Il regista e attore Fabrizio Falco: "Ecco le anime del mio Closer al Filodrammatici"

Lo spettacolo inscena al Filodrammatici con il Premio Ubu 2015: "Ancora risuonano sul palco gli insegnamenti del maestro Luca Ronconi "

Una sequenza dello spettacolo Closer al Filodrammatici

Una sequenza dello spettacolo Closer al Filodrammatici

Milano - Due coppie. Che s’incrociano a vari livelli di desiderio e disperazione. Sullo sfondo della ricca Londra contemporanea, gonfia d’irrequietezza, a due passi dal millennio. È già un cult “Closer“ di Patrick Marber, debuttato nel 1997 e poi al cinema grazie al film stellare di Mike Nichols. Da stasera però lo si ritrova a teatro. Al Filodrammatici. In prima milanese per la regia di Fabrizio Falco. Con l’attore messinese (Premio Ubu 2015) anche in scena insieme a Paola Francesca Frasca, Eletta Del Castillo e Davide Cirri. Un girotondo di finzioni. Per anime perse. Tutti ubriachi di sesso e di noia e di volontà di sopraffazione.

Falco, perché “Closer“?

"È una scelta che mi permette di indagare nuovamente le relazioni, un tema che sento molto vicino negli ultimi anni. Lo stesso “Misantropo“ che ho affrontato in precedenza andava in questa direzione e mi sembra di vedere un filo rosso fra i due testi, per quanto distanti per epoca e per drammaturgia. “Closer“ si apre poi ad altro, in un orizzonte che direi riguarda in generale l’essere umano: dall’identità all’esigenza di indossare quotidianamente delle maschere, fino al concetto di verità".

È un testo dove si respira una disperazione di fondo, molto Anni Novanta.

"Sì, i protagonisti sono tutti sconfitti.

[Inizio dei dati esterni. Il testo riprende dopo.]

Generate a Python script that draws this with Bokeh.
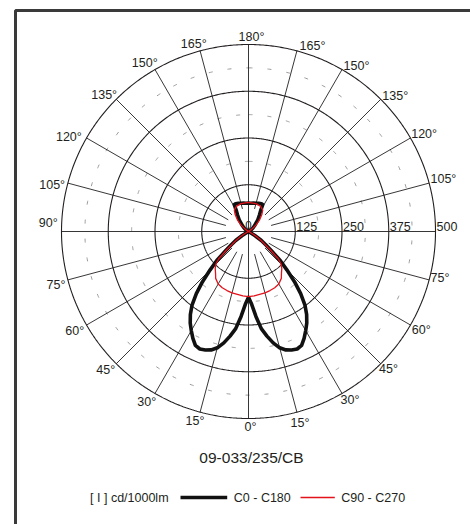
import numpy as np
from bokeh.plotting import figure
from bokeh.models import Range1d, ColumnDataSource
from bokeh.embed import file_html
from bokeh.resources import INLINE
from bokeh.core.properties import value

# ---------------- data ----------------
# angle from nadir (deg) and intensity (cd/1000lm); curves are symmetric
c0_angles = [0, 2.5, 5, 7.5, 10, 12.5, 15, 17.5, 20, 22.5, 25, 27.5, 30, 32.5, 35,
             37.5, 40, 42.5, 45, 47.5, 50, 52.5, 55, 57.5, 60, 62,
             120, 122, 128, 133.5, 141.5, 146.5, 150, 152, 155, 160, 165, 170, 175, 180]
c0_values = [176, 195, 228, 262, 284, 305, 322, 332, 337, 340, 336, 322, 306, 290, 271,
             248, 217, 182, 145, 115, 80, 58, 42, 20, 5, 0,
             0, 8, 15, 22, 40, 53, 66, 81, 82, 80, 78, 77, 76, 76]

c90_angles = [0, 5, 10, 15, 20, 25, 30, 35, 38, 42, 45, 47.5, 50, 52.5, 55, 57.5, 60, 63,
              120, 125, 131, 136, 141.5, 146.5, 155, 165, 180]
c90_values = [174, 173, 171, 170, 168, 166, 162, 153, 143, 133, 123, 108, 75, 52, 38, 26, 12, 0,
              0, 10, 27, 42, 57, 69, 75, 77, 78]

ring_values = [125, 250, 375, 500]
minor_ring_values = [187.5, 312.5, 437.5]
spoke_angles = list(range(0, 360, 15))
angle_labels_right = [0, 15, 30, 45, 60, 75, 105, 120, 135, 150, 165, 180]
angle_labels_left = [15, 30, 45, 60, 75, 90, 105, 120, 135, 150, 165]
title_text = "09-033/235/CB"
unit_text = "[ I ] cd/1000lm"
series_names = ["C0 - C180", "C90 - C270"]

# ---------------- layout ----------------
W, H = 470, 524
K = 187.0 / 500.0           # px per cd unit
CX, CY = 248, 231           # centre in canvas px
RMAX = 500
FONT = value("Liberation Sans")
INK = "#231f20"
RED = "#e3121b"

# label offsets in screen px (dx, dy) relative to end of spoke, text centred
off_right = [(2, 8.3), (3.1, 10.4), (8, 6.3), (7.8, 4.8), (10.8, 5.2), (10.9, -1.4),
             (14.3, -4.3), (13.7, -4.2), (14.5, -3.1), (14.5, -4), (15.6, -4.4), (3, -8)]
off_left = [(-5.1, 8.7), (-8.2, 8.3), (-10.5, 6.1), (-11.8, 5.8), (-11.9, 5.3), (-13.2, -8.3),
            (-15.7, 1.7), (-17.7, -0.8), (-12.1, -3.8), (-10.2, -6.3), (-6.3, -7.1)]


def sx(px):   # canvas px -> data x
    return (px - CX) / K


def sy(py):   # canvas px -> data y
    return (CY - py) / K


p = figure(width=W, height=H, output_backend="svg", toolbar_location=None,
           x_range=Range1d(-CX / K, (W - CX) / K), y_range=Range1d(-(H - CY) / K, CY / K),
           x_axis_type=None, y_axis_type=None, min_border=0, outline_line_color=None,
           background_fill_color="white", border_fill_color="white")
p.grid.visible = False

# border (left and top edges of a frame)
p.line([sx(15), sx(15), sx(490)], [sy(540), sy(10), sy(10)], line_color="#3a3a3a", line_width=3)

# dashed minor rings
for r in minor_ring_values:
    t = np.linspace(0, 2 * np.pi, 721)
    p.line(r * np.sin(t), r * np.cos(t), line_color="#9a9a9a", line_width=1, line_dash="4 15")

# spokes
sa = np.radians(spoke_angles)
inner = np.array([0 if a % 90 == 0 else 62.5 for a in spoke_angles])
p.segment(x0=inner * np.sin(sa), y0=-inner * np.cos(sa),
          x1=RMAX * np.sin(sa), y1=-RMAX * np.cos(sa), line_color=INK, line_width=0.9)

# rings
for r in ring_values:
    t = np.linspace(0, 2 * np.pi, 721)
    p.line(r * np.sin(t), r * np.cos(t), line_color=INK, line_width=1.1)


def curve(angles, values):
    a = np.array(angles, dtype=float)
    v = np.array(values, dtype=float)
    full_a = np.concatenate([-a[::-1], a[1:]])
    full_v = np.concatenate([v[::-1], v[1:]])
    t = np.radians(full_a)
    return full_v * np.sin(t), -full_v * np.cos(t)


x90, y90 = curve(c90_angles, c90_values)
x0, y0 = curve(c0_angles, c0_values)
p.line(x0, y0, line_color="#111111", line_width=3.6, line_join="round", line_cap="round")
p.line(x90, y90, line_color=RED, line_width=1.3, line_join="round")

# angle labels
lx, ly, lt, ox, oy = [], [], [], [], []
for a, (dx, dy) in zip(angle_labels_right, off_right):
    t = np.radians(a)
    lx.append(RMAX * np.sin(t)); ly.append(-RMAX * np.cos(t))
    lt.append(f"{a}°"); ox.append(dx); oy.append(dy)
for a, (dx, dy) in zip(angle_labels_left, off_left):
    t = np.radians(a)
    lx.append(-RMAX * np.sin(t)); ly.append(-RMAX * np.cos(t))
    lt.append(f"{a}°"); ox.append(dx); oy.append(dy)
src = ColumnDataSource(dict(x=lx, y=ly, text=lt, ox=ox, oy=oy))
p.text(x="x", y="y", text="text", x_offset="ox", y_offset="oy", source=src,
       text_font=FONT, text_font_size="12.5px", text_color=INK,
       text_align="center", text_baseline="middle")

# radial value labels
p.text(x=ring_values, y=[0] * len(ring_values), text=[str(v) for v in ring_values],
       x_offset=1, y_offset=-1, text_font=FONT, text_font_size="12.5px", text_color=INK,
       text_align="left", text_baseline="bottom")
p.text(x=[0], y=[0], text=["0"], x_offset=0, y_offset=-3, text_font=FONT,
       text_font_size="11.5px", text_color=INK, text_align="center", text_baseline="bottom")

# title
p.text(x=[sx(251)], y=[sy(457)], text=[title_text], text_font=FONT, text_font_size="15.5px",
       text_color=INK, text_align="center", text_baseline="middle")

# legend row
p.text(x=[sx(128.8)], y=[sy(497)], text=[unit_text], text_font=FONT, text_font_size="12.5px",
       text_color=INK, text_align="center", text_baseline="middle")
p.line([sx(180), sx(226.7)], [sy(497), sy(497)], line_color="#111111", line_width=3.5)
p.text(x=[sx(233.3)], y=[sy(497)], text=[series_names[0]], text_font=FONT,
       text_font_size="12.5px", text_color=INK, text_align="left", text_baseline="middle")
p.line([sx(300), sx(334.3)], [sy(497), sy(497)], line_color=RED, line_width=1.5)
p.text(x=[sx(340.7)], y=[sy(497)], text=[series_names[1]], text_font=FONT,
       text_font_size="12.5px", text_color=INK, text_align="left", text_baseline="middle")

open("out.html", "w").write(file_html(p, INLINE))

Ma se si vuole vedere un minimo di positività, credo che si possa ritrovare nel personaggio di Alice, la cui verità possiede qualcosa di più puro. Nonostante Marber nel finale ci faccia capire che anche il suo personaggio si basa sull’inganno. In lei però si percepisce un’energia diversa, che cerco di lasciar emergere".

Quanto ha pesato il film?

"Ho cercato di allontanarmene in tutti i modi. Anche perché il lavoro di Nichols rimane molto cupo, mentre il testo è scritto come una commedia, almeno nei termini in cui questa si avvicina alla vita, affrontando i lati comici e tragici dell’esistenza. Ho quindi tolto qualsiasi orpello per concentrami sul lavoro con gli attori, sui corpi che si cercano, si baciano, si avvicinano e si allontanano, per poi tornare a cercarsi".

Come descriverebbe il suo teatro?

"Uno spettatore l’ha definito naturalismo astratto. In effetti io cerco un realismo assoluto, quasi ossessivo nel togliere qualsiasi legame con la rappresentazione, pur all’interno di una scena svuotata. Credo infatti che il teatro abbia bisogno di avvicinarsi ai ragazzi, che troppo spesso lo percepiscono "finto". Uno spunto da non sottovalutare".

Nel 2015 Luca Ronconi la volle per “Lehman Trilogy“.

"Lui mi ha trasmesso il rigore e lo studio maniacale del testo, mentre col tempo mi sono allontanato dal punto di vista formale. Ma i suoi insegnamenti continuano a risuonarmi. E insieme a Ronconi devo ringraziare Carlo Cecchi, Valerio Binasco o Silvio Peroni, più vicino a me anagraficamente".

Nei prossimi mesi?

"In estate sarò impegnato su un set cinematografico, poi spero di riprendere “Closer“. Sta andando bene, ci hanno detto che abbiamo fatto dimenticare il film. Forse il miglior complimento che potessero farci".